Tentativo destinato a rivelarsi vano. Perché sappiamo che quando si abusa del nome di Dio, in realtà, le intenzioni sono sempre ben altre. Coprire discriminazioni. Legittimare ingiustizie. Giustificare guerre. Come tutti gli altri, anche questo tentativo si lascerà dietro solo la memoria di un’ennesima crociata. Ma il Gesù che continua a pulsare ancora nel cuore di questo uomo totalmente secolarizzato, dall’appartenenza ormai molteplice, mutevole, liquida, per dirla con l’efficace metafora di Baumann, è l’ebreo capace di suscitare la forza interiore che giace riposta in ognuno e che ci restituisce alla pienezza dell’amore. Alla pienezza della relazione che non scorre lungo i confini della legge stabiliti dai sacerdoti e dai re. E’ l’ebreo che riconduce la legge alla funzione – fondamentale ma mai assoluta – di strumento e di mezzo, non di fine. Perché il fine, l’unico fine, resta la persona. L’ebreo che s’intrattiene con l’emorroissa, perdona le prostitute, guarisce anche di sabato, pranza con i pubblicani, elogia i samaritani e non gli scribi e i farisei, compie una rivoluzione ben più radicale, insopportabile, eversiva di quella di Copernico: sgretola il potere dell’autorità per rimettere al centro quello dello Spirito che agisce nella coscienza. E’ il Gesù che rompe tutte le barre invisibili del conformismo per restituire ciascuno alla sua libertà e alla sua responsabilità. E si tratta di un fardello non lieve. Fromm ha spiegato perché dal carico della libertà si tende a fuggire, e Dostoevskj, in una delle sue pagine più memorabili, ha lasciato che sia un grande inquisitore a descrivere il superiore fascino della schiavitù rispetto alla libertà di Cristo.

 

Conformisti, è finita!

Il manifesto migliore sul primato della responsabilità della coscienza resta quello lasciatoci da san Paolo nella Lettera ai Romani. Il suo «non conformatevi alla mentalità di questo secolo ma trasformatevi rinnovando la vostra mente» (Rm 2,12) resta l’elogio più bello che sia stato mai scritto all’autonomia della responsabilità. Non la legge giustifica. Nemmeno quella biologica. Nemmeno quella etnica. Solo l’adesione a quell’esperienza di fede, che poi è sempre e ancora soprattutto un’esperienza di vita, giustifica. E’ giudeo non chi invoca un legame di sangue, un vincolo di razza ma chi, rispondendo alla chiamata del Gesù di Nazareth, matura una capacità interiore di scegliere ciò che è giusto. Che è molto più che fare il “bene”.

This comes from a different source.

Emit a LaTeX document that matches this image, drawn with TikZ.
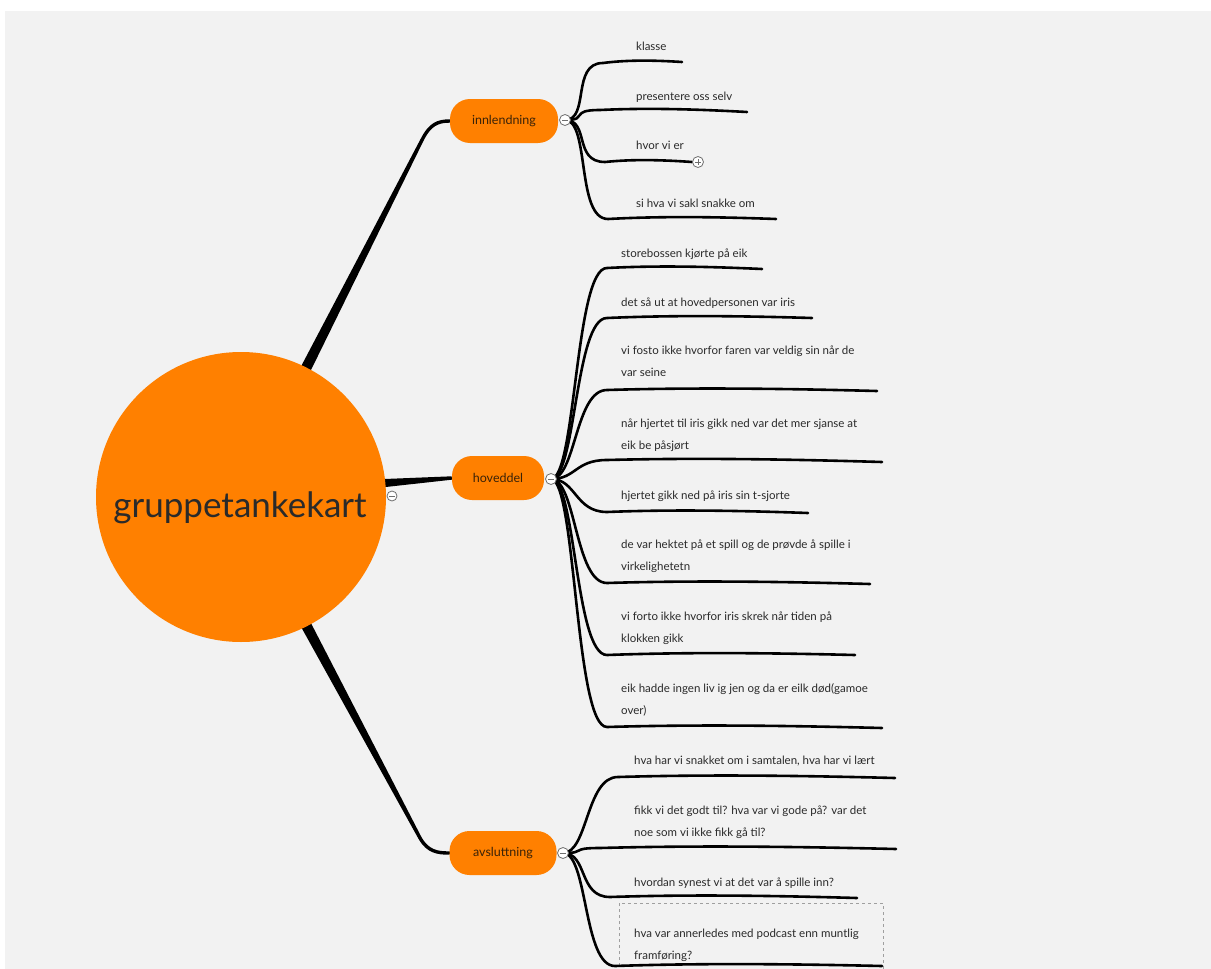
\documentclass[tikz,border=0pt]{standalone}
\usepackage{fontspec}
\setmainfont{Lato}
\usetikzlibrary{calc}
\pgfdeclarelayer{paperlayer}
\pgfdeclarelayer{links}
\pgfsetlayers{paperlayer,links,main}
\definecolor{paper}{HTML}{F2F2F2}
\definecolor{mmorange}{HTML}{FF8000}
\definecolor{ink}{HTML}{2A2A2A}
\definecolor{topicink}{HTML}{3A2208}
\definecolor{foldgray}{HTML}{6E6E6E}
\tikzset{
  topic/.style={fill=mmorange, rounded corners=20pt, minimum height=44pt, inner sep=0pt, font=\fontsize{12.5}{14}\selectfont, text=topicink},
  leaf/.style={anchor=base west, align=left, inner sep=0pt, font=\fontsize{11.5}{22}\selectfont, text=ink},
  kid/.style={line width=2.6pt, line cap=round, draw=black},
  trunk/.style={line width=3.4pt, line cap=round, draw=black},
  fold/.style={circle, draw=foldgray, fill=white, line width=0.8pt, minimum size=11pt, inner sep=0pt},
  foldminus/.style={fold, path picture={\draw[foldgray, line width=0.8pt] ([xshift=-3pt]path picture bounding box.center) -- ([xshift=3pt]path picture bounding box.center);}},
  foldplus/.style={fold, path picture={\draw[foldgray, line width=0.8pt] ([xshift=-3pt]path picture bounding box.center) -- ([xshift=3pt]path picture bounding box.center) ([yshift=-3pt]path picture bounding box.center) -- ([yshift=3pt]path picture bounding box.center);}},
  notebox/.style={draw=gray!75, dashed, line width=0.6pt},
}
\newcommand\kidline[3]{%
  \draw[kid] (#1) .. controls ($(#1)+(25,0)$) and ($(#2)+(-32,0)$) .. (#2)
    .. controls ($(#2)!0.33!(#3)+(0,-3)$) and ($(#2)!0.67!(#3)+(0,-2)$) .. (#3);}
\newcommand\taper[4]{%
  \fill ($(#1)!#3!90:(#2)$) -- ($(#2)!#4!-90:(#1)$) -- ($(#2)!#4!90:(#1)$) -- ($(#1)!#3!-90:(#2)$) -- cycle;}
\begin{document}
\begin{tikzpicture}[x=1pt,y=-1pt]
\useasboundingbox (0,0) rectangle (1211,969);
\begin{pgfonlayer}{paperlayer}
  \fill[white] (0,0) rectangle (1211,969);
  \fill[paper] (5,11) rectangle (1211,969);
\end{pgfonlayer}

% central topic and main topics
\node[circle, fill=mmorange, minimum size=290pt, inner sep=0pt] (root) at (241,497) {};
\node[anchor=base, font=\fontsize{35}{40}\selectfont, text=ink] (roottext) at (240,517) {gruppetankekart};
\node[topic, minimum width=108pt] (inn) at (504,121) {innlendning};
\node[topic, minimum width=92pt] (hov) at (498,478) {hoveddel};
\node[topic, minimum width=107pt] (avs) at (503,853) {avsluttning};

% fold markers
\node[foldminus, minimum size=10pt] (f0) at (392,496) {};
\node[foldminus] (f1) at (565,120) {};
\node[foldminus] (f2) at (551,479) {};
\node[foldminus] (f3) at (563,853) {};
\node[foldplus] (f4) at (698,162) {};

% leaves: innlendning (base = last line's baseline)
\node[leaf] (t11) at (636,50) {klasse};
\node[leaf] (t12) at (636,100) {presentere oss selv};
\node[leaf] (t13) at (636,149) {hvor vi er};
\node[leaf] (t14) at (636,207) {si hva vi sakl snakke om};
% leaves: hoveddel
\node[leaf] (t21) at (621,257) {storebossen kjørte på eik};
\node[leaf] (t22) at (621,306) {det så ut at hovedpersonen var iris};
\node[leaf] (t23) at (621,376) {vi fosto ikke hvorfor faren var veldig sin når de\\var seine};
\node[leaf] (t24) at (621,449) {når hjertet til iris gikk ned var det mer sjanse at\\eik be påsjørt};
\node[leaf] (t25) at (621,499) {hjertet gikk ned på iris sin t-sjorte};
\node[leaf] (t26) at (621,570) {de var hektet på et spill og de prøvde å spille i\\virkelighetetn};
\node[leaf] (t27) at (621,642) {vi forto ikke hvorfor iris skrek når tiden på\\klokken gikk};
\node[leaf] (t28) at (621,714) {eik hadde ingen liv ig jen og da er eilk død(gamoe\\over)};
% leaves: avsluttning
\node[leaf] (t31) at (634,764) {hva har vi snakket om i samtalen, hva har vi lært};
\node[leaf] (t32) at (634,836) {fikk vi det godt til? hva var vi gode på? var det\\noe som vi ikke fikk gå til?};
\node[leaf] (t33) at (634,886) {hvordan synest vi at det var å spille inn?};
\node[leaf] (t34) at (634,959) {hva var annerledes med podcast enn muntlig\\framføring?};

% underline end points
\coordinate (c11) at (603,63);  \coordinate (e11) at (682,62);
\coordinate (c12) at (600,110); \coordinate (e12) at (747,112);
\coordinate (c13) at (605,162); \coordinate (e13) at (f4.west);
\coordinate (c14) at (608,219); \coordinate (e14) at (776,219);
\coordinate (c21) at (607,268); \coordinate (e21) at (762,269);
\coordinate (c22) at (607,318); \coordinate (e22) at (812,318);
\coordinate (c23) at (607,390); \coordinate (e23) at (877,391);
\coordinate (c24) at (607,460); \coordinate (e24) at (882,462);
\coordinate (c25) at (607,512); \coordinate (e25) at (808,513);
\coordinate (c26) at (607,583); \coordinate (e26) at (870,584);
\coordinate (c27) at (607,655); \coordinate (e27) at (855,655);
\coordinate (c28) at (607,727); \coordinate (e28) at (882,728);
\coordinate (c31) at (618,777); \coordinate (e31) at (895,778);
\coordinate (c32) at (600,848); \coordinate (e32) at (896,849);
\coordinate (c33) at (610,897); \coordinate (e33) at (857,898);
\coordinate (c34) at (615,966); \coordinate (e34) at (882,966);

\begin{pgfonlayer}{links}
  % main branches
  \coordinate (m1a) at (298,384); \coordinate (m1b) at (422,140);
  \taper{m1a}{m1b}{5.5pt}{1.7pt}
  \draw[trunk] (m1b) .. controls (430,124) and (438,121) .. (inn.west);
  \coordinate (m2a) at (372,484);
  \taper{m2a}{hov.west}{4.5pt}{1.7pt}
  \coordinate (m3a) at (298,610); \coordinate (m3b) at (420,838);
  \taper{m3a}{m3b}{5.5pt}{1.7pt}
  \draw[trunk] (m3b) .. controls (428,852) and (438,853) .. (avs.west);
  % note box
  \draw[notebox] (619,990) -- (619,903) -- (883,903) -- (883,990);
  % child branches
  \kidline{f1.center}{c11}{e11}
  \kidline{f1.center}{c12}{e12}
  \kidline{f1.center}{c13}{e13}
  \kidline{f1.center}{c14}{e14}
  \kidline{f2.center}{c21}{e21}
  \kidline{f2.center}{c22}{e22}
  \kidline{f2.center}{c23}{e23}
  \kidline{f2.center}{c24}{e24}
  \kidline{f2.center}{c25}{e25}
  \kidline{f2.center}{c26}{e26}
  \kidline{f2.center}{c27}{e27}
  \kidline{f2.center}{c28}{e28}
  \kidline{f3.center}{c31}{e31}
  \kidline{f3.center}{c32}{e32}
  \kidline{f3.center}{c33}{e33}
  \kidline{f3.center}{c34}{e34}
\end{pgfonlayer}
\end{tikzpicture}
\end{document}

Il conformismo è finito. Perché ciascuno di noi non abita più, nella sua vita, un solo villaggio ma ne attraversa continuamente tanti, con diversi codici. E poi, perché in un mondo uniformato il conformismo non è più la veste di una cultura, il codice delle maggioranze. La funzione del conformismo coincide oggi con la produzione della banalità. Dell’in-sulsaggine. Del trash. Conformismo non è più pensare come gli altri pensano, ma non pensare. «Il problema principale del nostro tempo è la stupidità», concludeva amaramente Bonhoeffer. E aveva ragione.

Non è più possibile la risposta del conformismo. Servono – e urgentemente – coscienze salde capaci di tenere la barra degli eventi e delle scelte ancorate a una direzione morale. A un’idea di futuro. Perché l’Alleanza non è altro che una promessa di futuro. In fondo.